Unless you work for an early stage start-up or happen to hold a high-level position, you might struggle to get management to take note of your talents and accomplishments. But the more you stand out on the job, the greater your chances of snagging a promotion or raise. With that in mind, here are a few tricks for getting your employer to recognize you as the rock star you really are.

1. Volunteer for new things

It's not always easy for employees to push themselves outside their respective comfort zones, but if you make a point to volunteer for a high-profile project or initiative, you'll be sending a very strong message to your company's management team. First, you'll prove that you're not afraid of a challenge, but just as importantly, you'll make it clear that you're willing to put in the time and go the extra mile to benefit the business on a whole.
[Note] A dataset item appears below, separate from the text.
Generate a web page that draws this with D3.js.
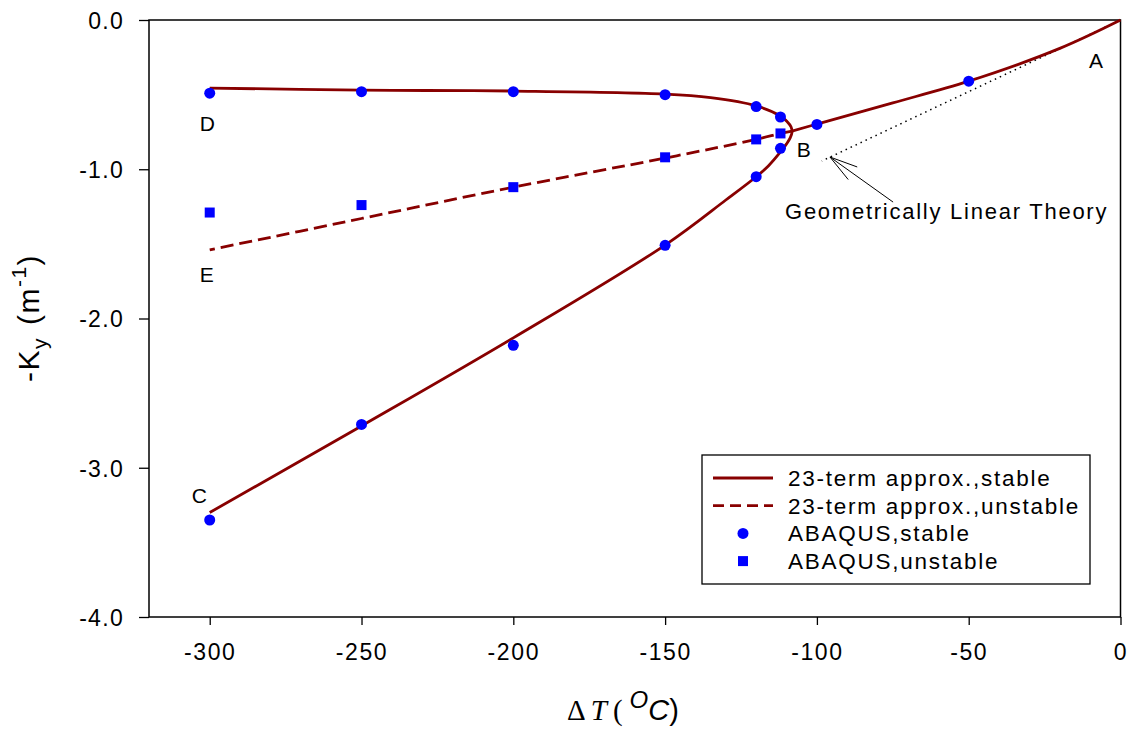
<!DOCTYPE html>
<html><head><meta charset="utf-8">
<script src="https://cdn.jsdelivr.net/npm/d3@7"></script>
<style>
html,body{margin:0;padding:0;background:#fff;}
svg text{font-family:"Liberation Sans",Arial,sans-serif;fill:#000;}
</style></head>
<body><svg id="c" width="1132" height="734"></svg>
<script>
// ---- data ----
const xTicks = [-300,-250,-200,-150,-100,-50,0];
const yTicks = [0,-1,-2,-3,-4];
const xTickLabels = ["-300","-250","-200","-150","-100","-50","0"];
const yTickLabels = ["0.0","-1.0","-2.0","-3.0","-4.0"];
// 23-term approx. curve: branch from A to bifurcation (stable)
const curveA_T = [0,-20,-50,-75,-100,-108.2];
const curveA_K = [0,-0.19,-0.41,-0.555,-0.697,-0.744];
// stable C-shaped curve from D through turning point to C
const curveDC_T = [-300,-250,-200,-150,-135,-120,-112,-110,-108.5,-108.2,-108.8,-110,-112,-116,-120,-130,-150,-200,-250,-300];
const curveDC_K = [-0.456,-0.47,-0.476,-0.496,-0.52,-0.575,-0.643,-0.677,-0.717,-0.752,-0.79,-0.83,-0.884,-0.978,-1.05,-1.206,-1.508,-2.13,-2.72,-3.30];
// unstable branch (dashed) from bifurcation to E
const curveE_T = [-108.2,-112,-120,-150,-200,-250,-300];
const curveE_K = [-0.744,-0.76,-0.80,-0.925,-1.12,-1.33,-1.54];
// geometrically linear theory
const linT = [0,-98.4];
const linK = [0,-0.945];
// ABAQUS stable (circles)
const abqS_T = [-300,-250,-200,-150,-120,-112,-100,-50,-112,-120,-150,-200,-250,-300];
const abqS_K = [-0.49,-0.48,-0.48,-0.50,-0.58,-0.65,-0.70,-0.41,-0.86,-1.05,-1.51,-2.18,-2.71,-3.35];
// ABAQUS unstable (squares)
const abqU_T = [-300,-250,-200,-150,-120,-112];
const abqU_K = [-1.29,-1.24,-1.12,-0.92,-0.80,-0.76];
// point labels
const ptLabels = ["A","B","C","D","E"];
const ptLabel_T = [-10.4,-106.6,-305.9,-303.3,-303.3];
const ptLabel_K = [-0.32,-0.918,-3.236,-0.744,-1.755];
const legendLabels = ["23-term approx.,stable","23-term approx.,unstable","ABAQUS,stable","ABAQUS,unstable"];

// ---- layout ----
const svg = d3.select("#c");
const L = 149, R = 1120.5, T = 20, B = 617;
const x = d3.scaleLinear().domain([-320,0]).range([L,R]);
const y = d3.scaleLinear().domain([-4,0]).range([B,T]);
const red = "#880000", blue = "#0000ff";
const zip = (a,b)=>a.map((v,i)=>[v,b[i]]);
const FF = "Liberation Sans, Arial, sans-serif";

// axes
const xa = svg.append("g").attr("transform",`translate(0,${B})`)
  .call(d3.axisBottom(x).tickValues(xTicks).tickSize(8).tickFormat((d,i)=>xTickLabels[i]));
xa.select(".domain").remove();
xa.selectAll("line").attr("stroke","#000").attr("stroke-width",1.3);
xa.selectAll("text").attr("y",43).attr("dy",0).attr("font-size",23)
  .style("letter-spacing","1.6px").attr("font-family",FF).attr("fill","#000");

const ya = svg.append("g").attr("transform",`translate(${L},0)`)
  .call(d3.axisLeft(y).tickValues(yTicks).tickSize(10).tickFormat((d,i)=>yTickLabels[i]));
ya.select(".domain").remove();
ya.selectAll("line").attr("stroke","#000").attr("stroke-width",1.3);
ya.selectAll("text").attr("x",-25).attr("dy","0.36em").attr("font-size",23)
  .style("letter-spacing","1.3px").attr("font-family",FF).attr("fill","#000");

// frame
svg.append("rect").attr("x",L).attr("y",T).attr("width",R-L).attr("height",B-T)
  .attr("fill","none").attr("stroke","#000").attr("stroke-width",1.5);

const line = d3.line().x(d=>x(d[0])).y(d=>y(d[1])).curve(d3.curveCatmullRom.alpha(0.5));

// linear theory dotted
svg.append("path").attr("d",d3.line().x(d=>x(d[0])).y(d=>y(d[1]))(zip(linT,linK)))
  .attr("fill","none").attr("stroke","#000").attr("stroke-width",1.5).attr("stroke-dasharray","1.5,4");

svg.append("path").attr("d",line(zip(curveA_T,curveA_K)))
  .attr("fill","none").attr("stroke",red).attr("stroke-width",2.8);
svg.append("path").attr("d",line(zip(curveDC_T,curveDC_K)))
  .attr("fill","none").attr("stroke",red).attr("stroke-width",2.8);
svg.append("path").attr("d",line(zip(curveE_T,curveE_K)))
  .attr("fill","none").attr("stroke",red).attr("stroke-width",2.8).attr("stroke-dasharray","13,6");

// markers
svg.selectAll("circle.s").data(zip(abqS_T,abqS_K)).join("circle")
  .attr("cx",d=>x(d[0])).attr("cy",d=>y(d[1])).attr("r",5.5).attr("fill",blue);
svg.selectAll("rect.u").data(zip(abqU_T,abqU_K)).join("rect")
  .attr("x",d=>x(d[0])-5).attr("y",d=>y(d[1])-5).attr("width",10).attr("height",10).attr("fill",blue);

// point labels
svg.selectAll("text.pl").data(ptLabels).join("text")
  .attr("x",(d,i)=>x(ptLabel_T[i])).attr("y",(d,i)=>y(ptLabel_K[i]))
  .attr("font-size",21).text(d=>d);

// annotation + arrow
const tip = [x(-95.7), y(-0.918)], tail = [x(-74.9), y(-1.22)];
svg.append("line").attr("x1",tail[0]).attr("y1",tail[1]).attr("x2",tip[0]).attr("y2",tip[1])
  .attr("stroke","#000").attr("stroke-width",1);
const ang = Math.atan2(tail[1]-tip[1], tail[0]-tip[0]);
[-0.27,0.27].forEach(da=>{
  svg.append("line").attr("x1",tip[0]).attr("y1",tip[1])
    .attr("x2",tip[0]+29*Math.cos(ang+da)).attr("y2",tip[1]+29*Math.sin(ang+da))
    .attr("stroke","#000").attr("stroke-width",1);
});
svg.append("text").attr("x",x(-110.5)).attr("y",y(-1.333)).attr("font-size",22)
  .style("letter-spacing","1.75px").text("Geometrically Linear Theory");

// legend
const lg = svg.append("g");
lg.append("rect").attr("x",702).attr("y",455).attr("width",388).attr("height",129)
  .attr("fill","#fff").attr("stroke","#000").attr("stroke-width",1.3);
const rowY = i=>478+i*27.7;
lg.append("line").attr("x1",713).attr("x2",773).attr("y1",rowY(0)).attr("y2",rowY(0)).attr("stroke",red).attr("stroke-width",2.8);
lg.append("line").attr("x1",713).attr("x2",773).attr("y1",rowY(1)).attr("y2",rowY(1)).attr("stroke",red).attr("stroke-width",2.8).attr("stroke-dasharray","11,6");
lg.append("circle").attr("cx",743).attr("cy",rowY(2)).attr("r",5.5).attr("fill",blue);
lg.append("rect").attr("x",738).attr("y",rowY(3)-5).attr("width",10).attr("height",10).attr("fill",blue);
lg.selectAll("text").data(legendLabels).join("text")
  .attr("x",788).attr("y",(d,i)=>rowY(i)+8).attr("font-size",22.5)
  .style("letter-spacing","1.75px").text(d=>d);

// axis titles
const yt = svg.append("text").attr("transform","translate(39,318) rotate(-90)")
  .attr("text-anchor","middle").attr("font-size",30).style("letter-spacing","1.5px");
yt.append("tspan").text("-K");
yt.append("tspan").attr("font-size",21).attr("dy",8).text("y");
yt.append("tspan").attr("dy",-8).attr("dx",12).text("(m");
yt.append("tspan").attr("font-size",21).attr("dy",-13).text("-1");
yt.append("tspan").attr("dy",13).text(")");

const xt = svg.append("text").attr("x",623).attr("y",720).attr("text-anchor","middle").attr("font-size",29);
xt.append("tspan").attr("font-family","Liberation Serif, serif").text("\u0394");
xt.append("tspan").attr("font-family","Liberation Serif, serif").attr("font-style","italic").attr("dx",5).text("T");
xt.append("tspan").attr("font-family","Liberation Serif, serif").attr("dx",6).text("(");
xt.append("tspan").attr("font-style","italic").attr("font-size",24).attr("dy",-12).attr("dx",7).text("O");
xt.append("tspan").attr("font-style","italic").attr("dy",12).text("C");
xt.append("tspan").text(")");
</script></body></html>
And those are good qualities for others to take note of.

A finger points to a wooden trophy, which sits next to the words "Employee of the Month."


2. Come up with innovative ideas and solutions

It takes guts to present new ideas to management, or to question an existing process and offer up an alternative. But if you have a way of improving your company's bottom line, or making things run more smoothly, pitching it to the powers-that-be could work wonders for your career, especially if your suggestion is actually adopted. Employers like to see workers think outside the box, so don't hesitate to share your insights -- even if it means taking the risk that your ideas might get shut down.

3. Have a positive attitude

Workplace environments can easily get stressful. Deadlines can loom, projects can get delayed, and challenges can arise out of nowhere. But if you make a point of maintaining a positive attitude in the face of all that pressure and upheaval, you'll be more likely to stand out as a star employee who's worth having on the team. The next time a wrench gets thrown in the works, be that person to reassure management that you and your colleagues will figure out a solution. Even if you don't have an actual plan right away, staying positive while those around you are losing their cool will score you major points in the long run.

4. Ask questions during companywide meetings or town halls

Some businesses have a practice of gathering all of their employees and updating them on the state of company affairs. These meetings are usually referred to as "town halls," and while their purpose is to get everyone on the same page and share key information, they often include a component where employees get a chance to pose questions to management. If you really want your employer to recognize you amid a sea of workers, make sure to ask a good question during your next companywide gathering. Better yet, include a snippet of data with that question so that your management team sees that you've really thought it through.

5. Hone one specific skill

Many workers today are used to multitasking, and while you may need to uphold that practice to succeed at your job, if you really want to get noticed, be sure to work on building one unique skill that your fellow colleagues just don't have. If you come to be recognized as that person at your company who creates killer presentations, or who knows the sales database inside and out, your name is more likely to show up on your management team's radar -- which could, in turn, advance your career.

Tempting as it may be to keep a low profile at work, you'll be helping your career in the long run by building a name that your management team comes to recognize and appreciate. Follow these tips, and with any luck, your employer will soon come to see what a valuable asset you are to your company.